The School That Salsa Built

Originally Published September 2007
Mexican salsa made Texas entrepreneur Kit Goldsbury a wealthy man. Now he’s returning the favor with a branch of the CIA dedicated to Latino food.

There’s nothing like dropping the phrase “thirty-five million dollars” into a conversation to get people’s full and undivided attention. Last May 15, San Antonio’s Center for Foods of the Americas (CFA) was just another local culinary academy, and a small, relatively unknown one at that. The next day, local billionaire Christopher (Kit) Goldsbury waved an eight-figure grant at the year-old school. Boom. Suddenly it was hot news in the food world. Of course, the folks at the Center already knew that their mission—jump-starting the careers of fledgling Hispanic chefs—was a big deal. They realized they had the potential to change the face of the nation’s restaurant kitchens. And they were utterly convinced that somewhere down the line their little school could produce a Latino Julia or Mario or Wolfgang. But it took a chunk of change to make everybody else sit up and take notice.

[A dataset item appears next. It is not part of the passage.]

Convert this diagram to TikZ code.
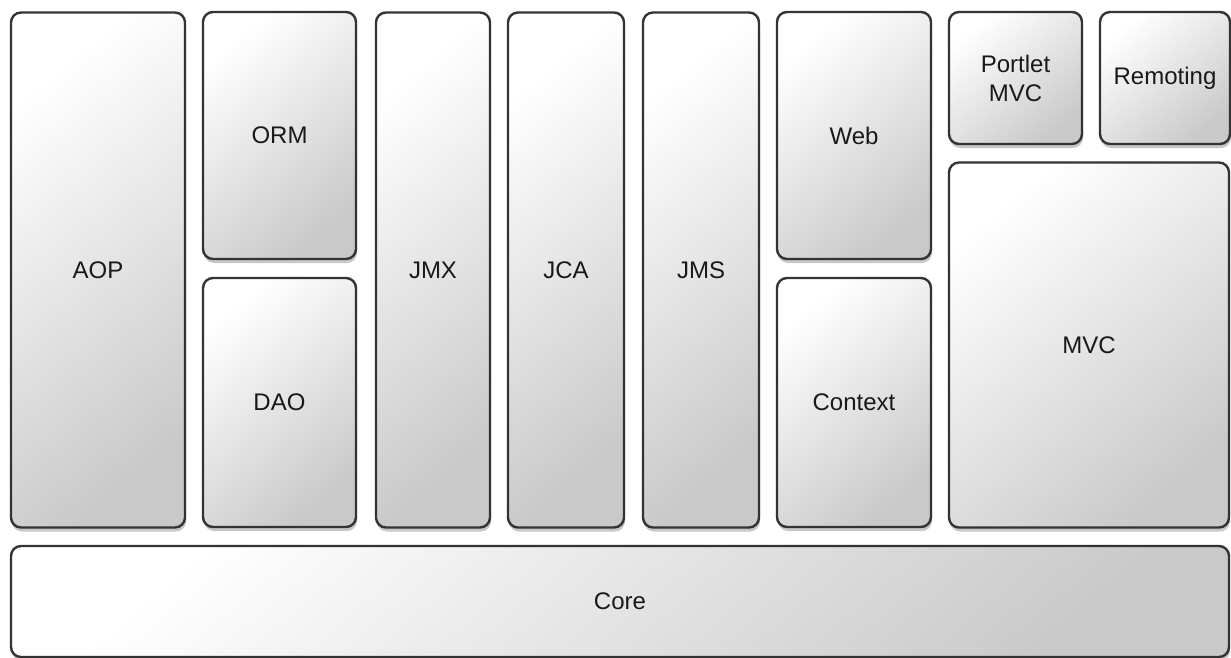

Located about two miles north of downtown, the 5,500-square-foot building housing the CFA sits on 22 sprawling acres flanked by the meandering San Antonio River on one side and a busy thoroughfare on the other. The site is still mostly undeveloped, which makes it hard to believe it sits squarely in the middle of a city of 1.3 million people, the seventh largest in the country. A couple of graceful 19th-century buildings are located near the middle of the tract; a few dozen yards away sit several contemporary structures, one with a sign reading “CFA” over a wraparound concrete porch. Tidy flower beds of butterfly irises and horsetail reeds soften the building’s industrial look, which is accentuated by metal awnings and brick walls.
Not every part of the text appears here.